Goal –
All of the listing below must be repeated word for word. Pictures are the only thing to omit.

>> Begin Dataset extract

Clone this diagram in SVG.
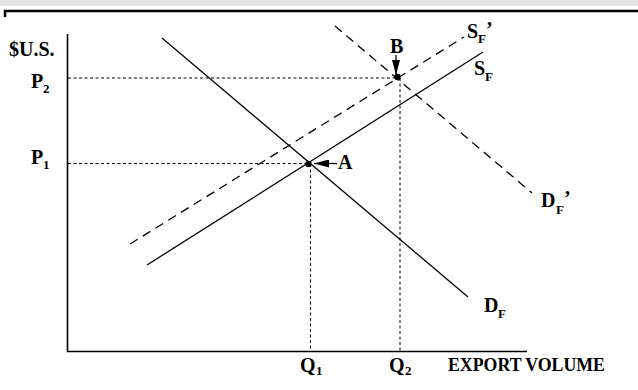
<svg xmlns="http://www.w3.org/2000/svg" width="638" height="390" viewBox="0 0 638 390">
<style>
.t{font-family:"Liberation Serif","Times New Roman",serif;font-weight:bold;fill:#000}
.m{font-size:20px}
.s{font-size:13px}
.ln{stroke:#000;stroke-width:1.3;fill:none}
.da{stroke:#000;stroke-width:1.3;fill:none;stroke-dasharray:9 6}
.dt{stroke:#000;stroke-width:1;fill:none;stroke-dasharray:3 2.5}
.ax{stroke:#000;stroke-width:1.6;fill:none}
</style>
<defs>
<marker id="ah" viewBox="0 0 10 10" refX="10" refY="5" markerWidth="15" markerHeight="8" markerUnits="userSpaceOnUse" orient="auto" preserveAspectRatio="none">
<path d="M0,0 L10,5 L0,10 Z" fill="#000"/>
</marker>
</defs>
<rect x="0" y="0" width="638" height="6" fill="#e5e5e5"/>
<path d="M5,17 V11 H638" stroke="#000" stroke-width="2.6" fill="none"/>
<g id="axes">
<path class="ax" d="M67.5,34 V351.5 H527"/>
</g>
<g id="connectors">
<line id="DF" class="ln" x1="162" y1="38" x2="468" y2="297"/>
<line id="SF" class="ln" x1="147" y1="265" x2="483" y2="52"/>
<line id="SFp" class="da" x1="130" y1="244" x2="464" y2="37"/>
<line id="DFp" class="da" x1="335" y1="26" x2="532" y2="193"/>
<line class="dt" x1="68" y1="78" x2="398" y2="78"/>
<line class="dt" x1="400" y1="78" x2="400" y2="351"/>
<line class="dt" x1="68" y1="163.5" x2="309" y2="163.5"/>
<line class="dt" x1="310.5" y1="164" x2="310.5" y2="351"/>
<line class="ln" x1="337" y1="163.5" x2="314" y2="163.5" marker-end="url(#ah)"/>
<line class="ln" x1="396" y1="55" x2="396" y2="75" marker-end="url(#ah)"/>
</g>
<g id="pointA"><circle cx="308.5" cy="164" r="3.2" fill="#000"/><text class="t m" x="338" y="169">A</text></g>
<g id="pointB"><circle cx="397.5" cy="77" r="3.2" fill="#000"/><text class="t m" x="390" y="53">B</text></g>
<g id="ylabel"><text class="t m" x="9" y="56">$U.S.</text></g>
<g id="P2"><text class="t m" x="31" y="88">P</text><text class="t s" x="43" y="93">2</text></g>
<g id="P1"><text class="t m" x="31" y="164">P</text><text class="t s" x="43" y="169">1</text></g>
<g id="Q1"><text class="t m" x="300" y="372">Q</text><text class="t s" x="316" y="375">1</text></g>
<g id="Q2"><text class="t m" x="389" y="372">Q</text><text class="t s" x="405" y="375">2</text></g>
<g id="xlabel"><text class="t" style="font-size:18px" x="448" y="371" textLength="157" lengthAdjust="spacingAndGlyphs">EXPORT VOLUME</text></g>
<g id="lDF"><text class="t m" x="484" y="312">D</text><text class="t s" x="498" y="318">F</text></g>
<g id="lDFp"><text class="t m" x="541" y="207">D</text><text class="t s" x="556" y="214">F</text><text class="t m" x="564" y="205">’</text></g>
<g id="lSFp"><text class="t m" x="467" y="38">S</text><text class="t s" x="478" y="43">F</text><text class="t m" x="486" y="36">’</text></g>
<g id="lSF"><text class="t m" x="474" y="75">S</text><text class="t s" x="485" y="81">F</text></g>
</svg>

>> End Dataset extract

Response to this task –
Clone this diagram in SVG.
<svg xmlns="http://www.w3.org/2000/svg" width="638" height="390" viewBox="0 0 638 390">
<style>
.t{font-family:"Liberation Serif","Times New Roman",serif;font-weight:bold;fill:#000}
.m{font-size:20px}
.s{font-size:13px}
.ln{stroke:#000;stroke-width:1.3;fill:none}
.da{stroke:#000;stroke-width:1.3;fill:none;stroke-dasharray:9 6}
.dt{stroke:#000;stroke-width:1;fill:none;stroke-dasharray:3 2.5}
.ax{stroke:#000;stroke-width:1.6;fill:none}
</style>
<defs>
<marker id="ah" viewBox="0 0 10 10" refX="10" refY="5" markerWidth="15" markerHeight="8" markerUnits="userSpaceOnUse" orient="auto" preserveAspectRatio="none">
<path d="M0,0 L10,5 L0,10 Z" fill="#000"/>
</marker>
</defs>
<rect x="0" y="0" width="638" height="6" fill="#e5e5e5"/>
<path d="M5,17 V11 H638" stroke="#000" stroke-width="2.6" fill="none"/>
<g id="axes">
<path class="ax" d="M67.5,34 V351.5 H527"/>
</g>
<g id="connectors">
<line id="DF" class="ln" x1="162" y1="38" x2="468" y2="297"/>
<line id="SF" class="ln" x1="147" y1="265" x2="483" y2="52"/>
<line id="SFp" class="da" x1="130" y1="244" x2="464" y2="37"/>
<line id="DFp" class="da" x1="335" y1="26" x2="532" y2="193"/>
<line class="dt" x1="68" y1="78" x2="398" y2="78"/>
<line class="dt" x1="400" y1="78" x2="400" y2="351"/>
<line class="dt" x1="68" y1="163.5" x2="309" y2="163.5"/>
<line class="dt" x1="310.5" y1="164" x2="310.5" y2="351"/>
<line class="ln" x1="337" y1="163.5" x2="314" y2="163.5" marker-end="url(#ah)"/>
<line class="ln" x1="396" y1="55" x2="396" y2="75" marker-end="url(#ah)"/>
</g>
<g id="pointA"><circle cx="308.5" cy="164" r="3.2" fill="#000"/><text class="t m" x="338" y="169">A</text></g>
<g id="pointB"><circle cx="397.5" cy="77" r="3.2" fill="#000"/><text class="t m" x="390" y="53">B</text></g>
<g id="ylabel"><text class="t m" x="9" y="56">$U.S.</text></g>
<g id="P2"><text class="t m" x="31" y="88">P</text><text class="t s" x="43" y="93">2</text></g>
<g id="P1"><text class="t m" x="31" y="164">P</text><text class="t s" x="43" y="169">1</text></g>
<g id="Q1"><text class="t m" x="300" y="372">Q</text><text class="t s" x="316" y="375">1</text></g>
<g id="Q2"><text class="t m" x="389" y="372">Q</text><text class="t s" x="405" y="375">2</text></g>
<g id="xlabel"><text class="t" style="font-size:18px" x="448" y="371" textLength="157" lengthAdjust="spacingAndGlyphs">EXPORT VOLUME</text></g>
<g id="lDF"><text class="t m" x="484" y="312">D</text><text class="t s" x="498" y="318">F</text></g>
<g id="lDFp"><text class="t m" x="541" y="207">D</text><text class="t s" x="556" y="214">F</text><text class="t m" x="564" y="205">’</text></g>
<g id="lSFp"><text class="t m" x="467" y="38">S</text><text class="t s" x="478" y="43">F</text><text class="t m" x="486" y="36">’</text></g>
<g id="lSF"><text class="t m" x="474" y="75">S</text><text class="t s" x="485" y="81">F</text></g>
</svg>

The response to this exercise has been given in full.